I wanted to summarize the issues we’ve been having with Data support in Impala, so we can hopefully find a solution to fix them.

Impala does not support the DATE type, so in the Common Data Model we used VARCHAR(8) to represent DATE columns. For example, the observation_period_start_date column in observation_period is a VARCHAR(8).

CREATE TABLE observation_period (
 observation_period_id INTEGER,
 person_id INTEGER,
 observation_period_start_date VARCHAR(8), -- DATE
 observation_period_end_date VARCHAR(8), -- DATE
 period_type_concept_id INTEGER
)
ROW FORMAT DELIMITED FIELDS TERMINATED BY ','
TBLPROPERTIES ("skip.header.line.count"="1")
;

This representation makes it trivial to import data from synpuf, since the dates are formatted as strings of length 8 (YYYYMMDD). However, it makes it hard for Impala to query these fields since it has to parse the timestamps. This was accomplished by doing the parsing in the SqlRender layer.

Unfortunately this was still not sufficient, since every time a DATE field is read it must be cast explicitly (due to Impala’s tendency to require casts), however in Achilles these casts are not always present - and indeed why should they be if you have a DATE field you shouldn’t have to cast it to DATE to use it?

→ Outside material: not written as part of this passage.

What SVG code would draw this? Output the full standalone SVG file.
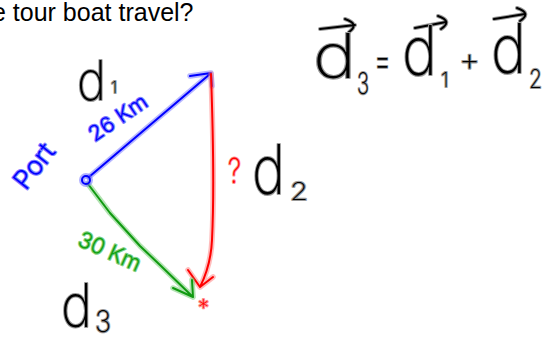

To see a concrete example of this, see query 109 in Achilles:

 -{109 IN (@list_of_analysis_ids)}?{
-- 109	Number of persons with continuous observation in each year
-- Note: using temp table instead of nested query because this gives vastly improved performance in Oracle

IF OBJECT_ID('tempdb..#temp_dates', 'U') IS NOT NULL
	DROP TABLE #temp_dates;

SELECT DISTINCT 
  YEAR(observation_period_start_date) AS obs_year,
  CAST(CONCAT(CONCAT(CAST(YEAR(observation_period_start_date) AS VARCHAR(4)), '01'), '01') AS DATE) AS obs_year_start,
  CAST(CONCAT(CONCAT(CAST(YEAR(observation_period_start_date) AS VARCHAR(4)), '12'), '31') AS DATE) AS obs_year_end
INTO
  #temp_dates
FROM @cdm_database_schema.observation_period
;

INSERT INTO @results_database_schema.ACHILLES_results (analysis_id, stratum_1, count_value)
SELECT 
  109 AS analysis_id,  
	CAST(obs_year AS VARCHAR(255)) AS stratum_1,
	COUNT_BIG(DISTINCT person_id) AS count_value
FROM @cdm_database_schema.observation_period,
	#temp_dates
WHERE  
		observation_period_start_date <= obs_year_start
	AND 
		observation_period_end_date >= obs_year_end
GROUP BY 
	obs_year
;

The salient part is that observation_period_start_date is a VARCHAR(8), but obs_year_start is a DATE. This only works under Impala if observation_period_start_date is cast to a DATE (which SqlRender turns into a TIMESTAMP).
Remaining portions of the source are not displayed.